"Walk of Solidarity", May 5th, 2017 at 4:00 p.m.
On the day of the liberation of the former concentrations camp Gunskirchen we commit toghether with survivors of the camp the "Walk of Solidarity".
Daniel CHANOCH, Concentration camp survivor
Willi MERNYI, Chair of the Austrian Mauthausen Committee
Guy DOCKENDORF, President of the Comité International de Mauthausen
Survivors of the Gunskirchen Concentration Camp will read the Mauthausen Oath together with young people on the anniversary of the liberation of the sub-camp, followed by guided tours about the history of the former concentration camp.
Meetingpoint: Memorial at B1, Former concentration camp cemetery Gunskirchen
The History of Gunskirchen Concentration Camp
Building of the camp in the so-called “Hochholz Forest” began in December 1944, carried out by prisoners of the satellite concentration camp, Wels I. Hans Maršálek recorded the opening date of that camp to be December 12th, 1945 – the day that the first death march arrived. The Gunskirchen Concentration Camp was designed to be a receiving camp for Jewish prisoners and was a sub-camp of Mauthauen Concentration Camp.
Between Gunskirchen and Edt bei Lambach
The Gunskirchen Concentration Camp was in a wooded area at the border between the two communities of Gunskirchen and Edt bei Lambach – about 550m from both community borders. Gunskirchen Concentration Camp was – along with the ‘ship camp’ and the ‘tent camp’ in Mauthausen itself – a camp where prisoners would no longer have to perform forced labour until their death, instead the prisoners were more or less left to themselves with an absolute minimum of food and catastrophic sanitary conditions. The prisoners who were deployed at the end of 1944 to build the camp (around 400 in total) were Polish, French, Belgian and Russian and accommodated in the local primary school. The commander of Mauthausen Concentration Camp decided April 14th, 1945 that the prisoners interned in the tent camp in Mauthausen should be transferred to Gunskirchen. These transports can be proven by notes taken by the Gendarmerie as well as the reports of witnesses from the local area. Many of the prisoners were no longer registered by name, so exact numbers are unknown. According to estimates, they were as many as 20,000 prisoners interned at Gunskirchen. As well as the many unregistered prisoners from the tent camp, registered Jewish prisoners from the women’s concentration camp at Mauthausen were also transferred there. It was, however, predominantly Hungarian Jews from the “South-east Wall” that were interned at Gunskirchen. Many prisoners died already during the death marches and as many as 200 per day died after their arrival in Gunskirchen. The causes for this included the catastrophic lack of food, an outbreak of typhoid and abuse at the hands of the SS.

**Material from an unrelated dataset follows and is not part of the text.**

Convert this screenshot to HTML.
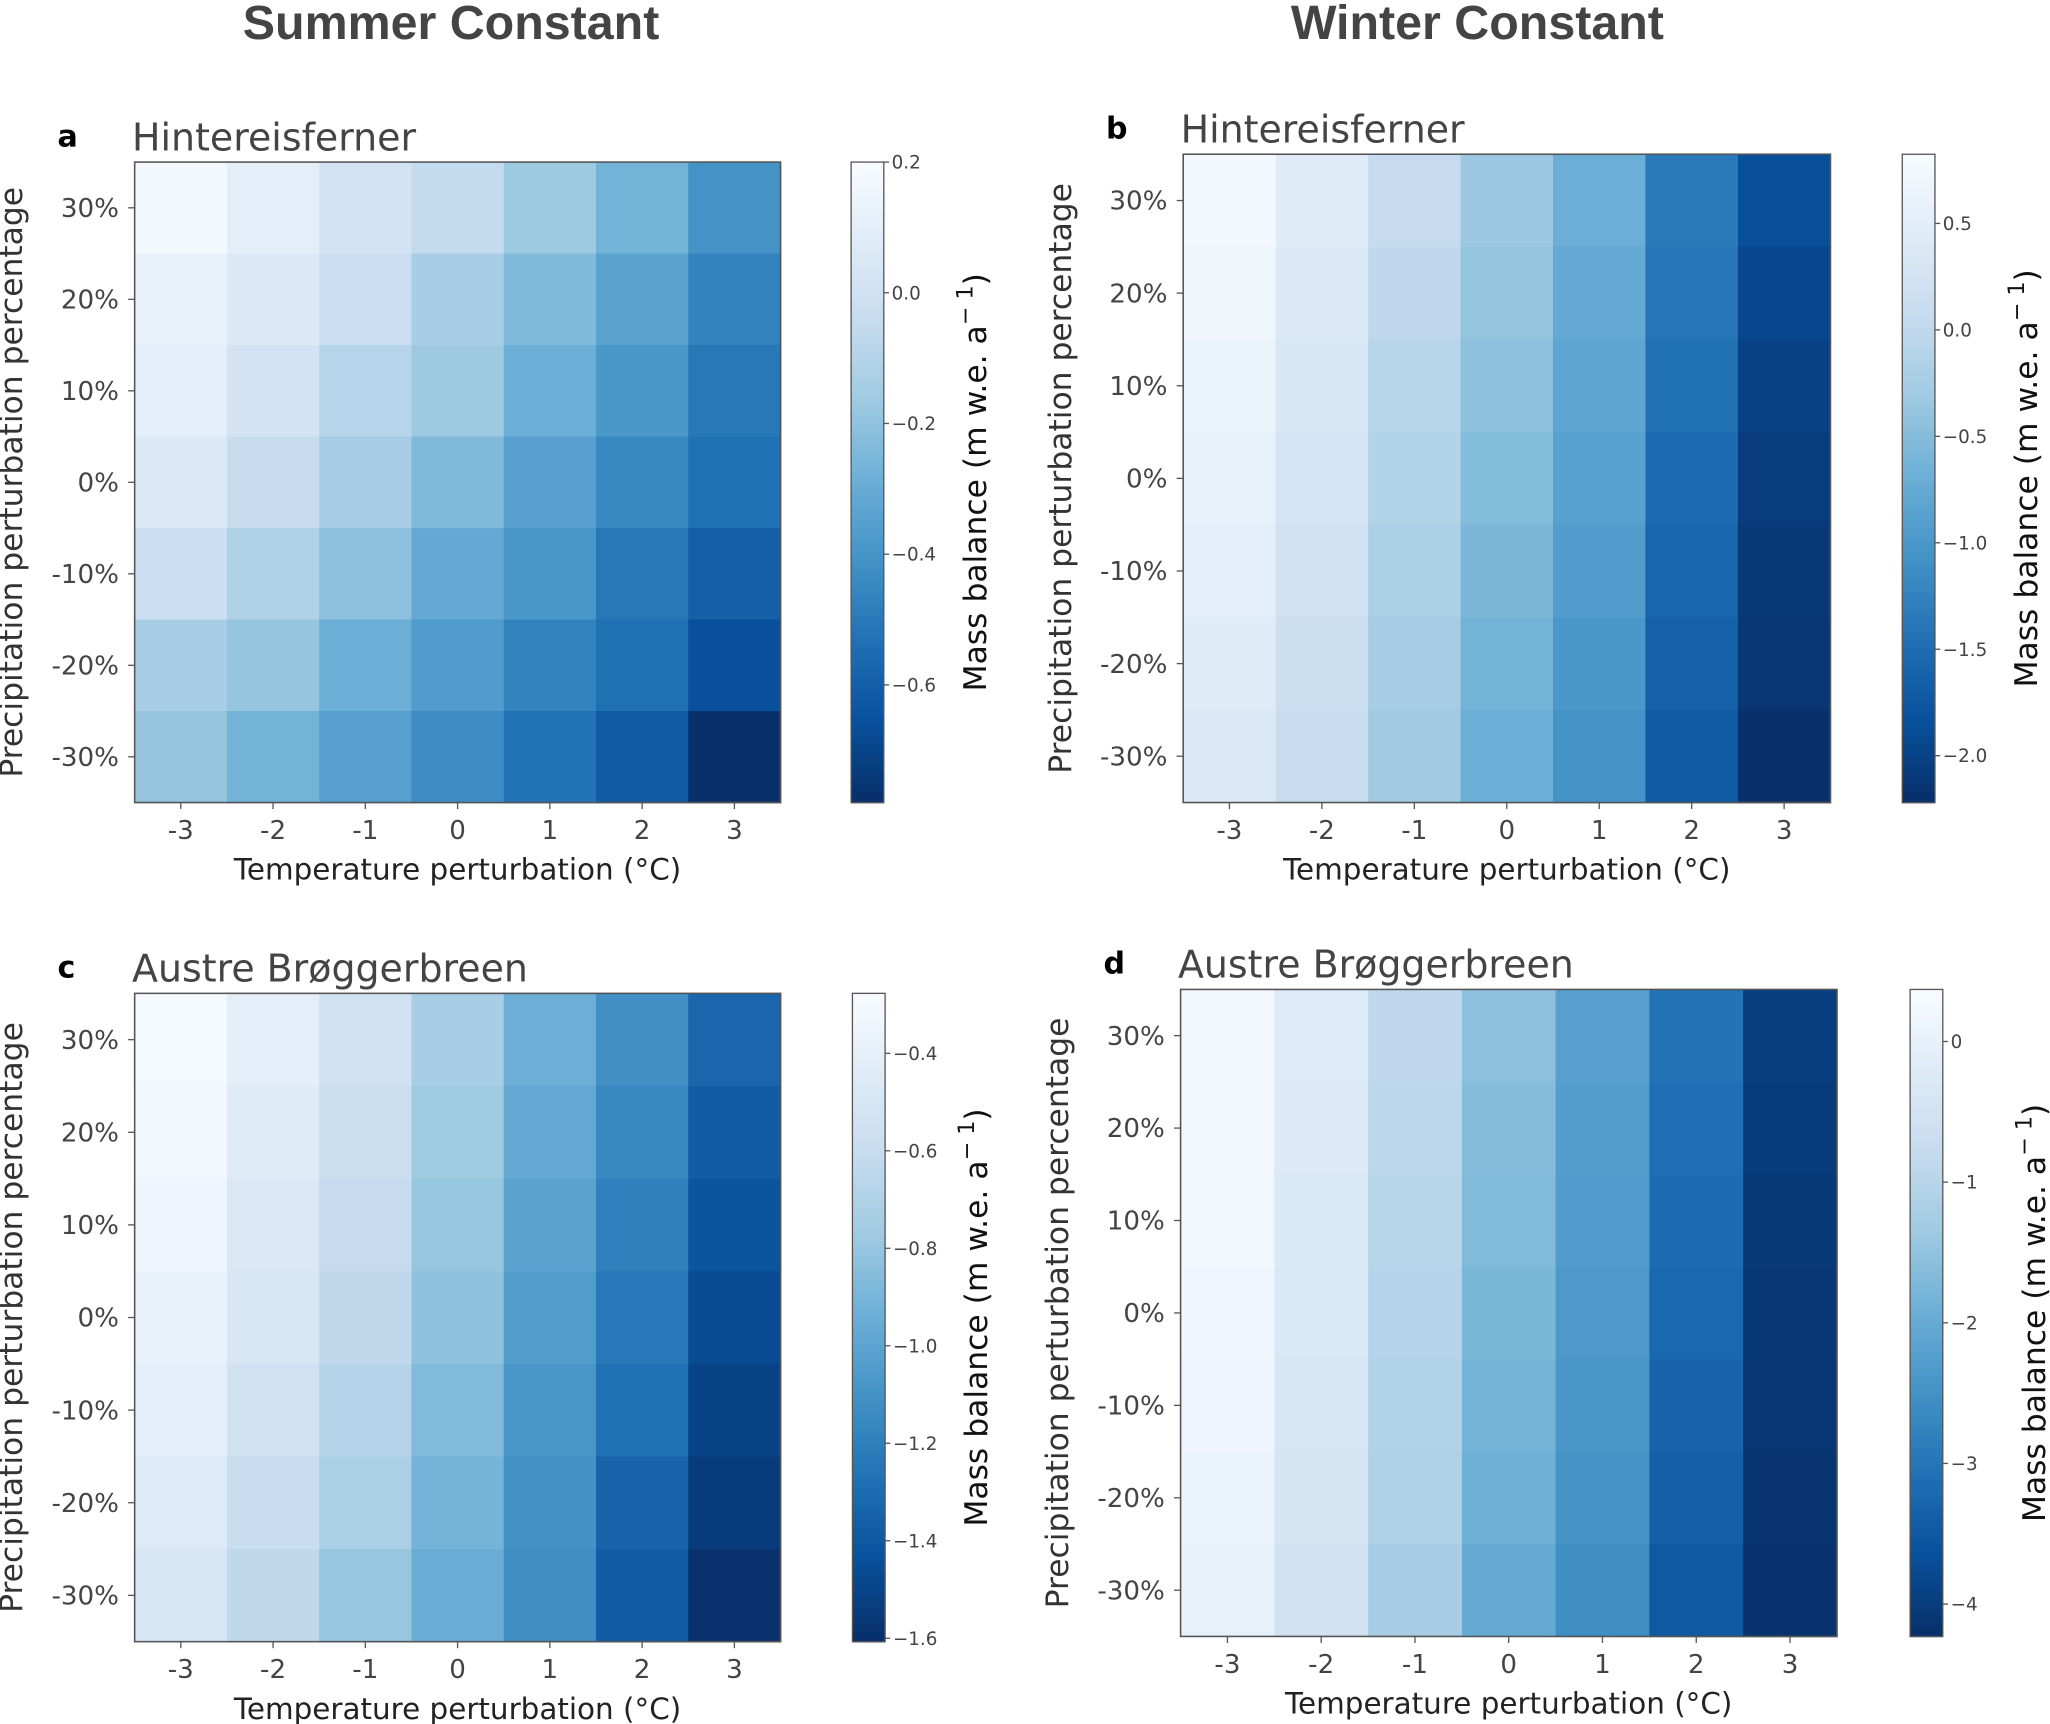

SS Hauptsturmführer Karl Schulz was the last SS commandant and Heinrich Häger was the deputy leader of the commando from December 1944. The guards were largely made up of men from Upper Austria.
In the days before the liberation, prisoners were still being transferred to Gunskirchen with the task of burying the corpses there are quickly as possible. Nevertheless, when the camp was liberated, it was still full of the remains of dead prisoners. The 71st Infantry Division occupied Gunskirchen village on 4th May 1945 and 1300 US soldiers were accommodated in the local school, and the commando of prisoners there was liberated. The concentration camp in the forest was discovered in the days that followed. At the time of liberation by the US soldiers there was 5419 survivors and 3000 had left the camp before the American troops arrived. Between 2700 and 5000 prisoners were murdered in Gunskirchen concentration Camp. Many of the prisoners who survived to see liberation died soon afterwards due to the catastrophic conditions in the camp.
Today a memorial stands on the street that leads to the Saag area of the village and a memorial plaque and a memorial stone where the camp once stood commemorate the brutal camp. Every year, the Austrian Mauthausen Committee cooperates with local initiatives to hold an liberation commemoration in memory of the victims.